I'm sorry you're having such a hard time, especially since it's your first time with the hobby. If I hadn't started a planted aquarium using her method, I think I would have become disheartened and given up pretty quickly. The more pieces of the ecosystem that you have to control/keep balanced, the easier it is for things to go out of balance.
imho, the substrate and lighting are the determining factors as to how much you have to supplement co2 and nutrients.
With the Walstad method, as I understand it, the soil acts as a mechanism to turn the fish food and waste into nutrients for the plants. It's actually better to "overfeed" the fish as she calls it "feeding the plants". The plants help to clean the water and remove co2. However, you have to low-light (1-2 wpg) and a good amount of plants for it to work in an aquarium, and be sure to not overstock fish. She says at one point "it's better to over stock in plants, than to over stock in fish".

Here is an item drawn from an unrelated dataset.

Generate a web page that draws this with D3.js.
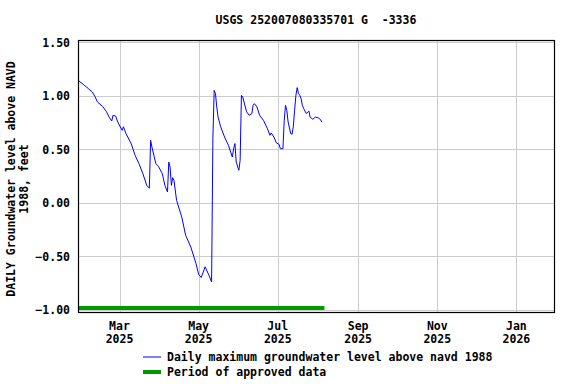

The worst thing that ever occurred using her method was during the first month of setting up the 75g at school. One day out of nowhere the entire tank was green, the water was green I mean, so much that you couldn't see anything inside. I left the lights off for a couple of days and on the third day, the entire tank was clear water again... just like that.
It really was much easier, and cheaper. You do have to have the right expectations... like you won't be able to grow lush groundcovers like hc, imho. But, I enjoyed the tanks I had and the plants thrived, the fish were happy and it just worked. (In hindsight, I'm not sure how much Boulder's city water may have contributed to the success. It was really clean and pure, compared to many other places. Our in-laws always enjoyed our coffee, saying the water made the difference.)
Another consideration is if you try this method, you'd have to revamp the substrate. It would be a redo.
Maybe try reading the book while giving the ferts a go (since you have them) and then decide later. (the majority of the book is mostly the science behind why each component of the tank works, complete with her experiments and data tables. If you're like me, I just skipped to the 'how' at the end and followed the instructions.
You could also setup a second tank using the Walstad method, transfer in a small bio load of fish, and slowly transfer over the other fish until it's empty then sell the initial setup.
Woah... sorry that was so long! But, I hope it's somewhat helpful. Let me know if you want the book and I'll get it out to you.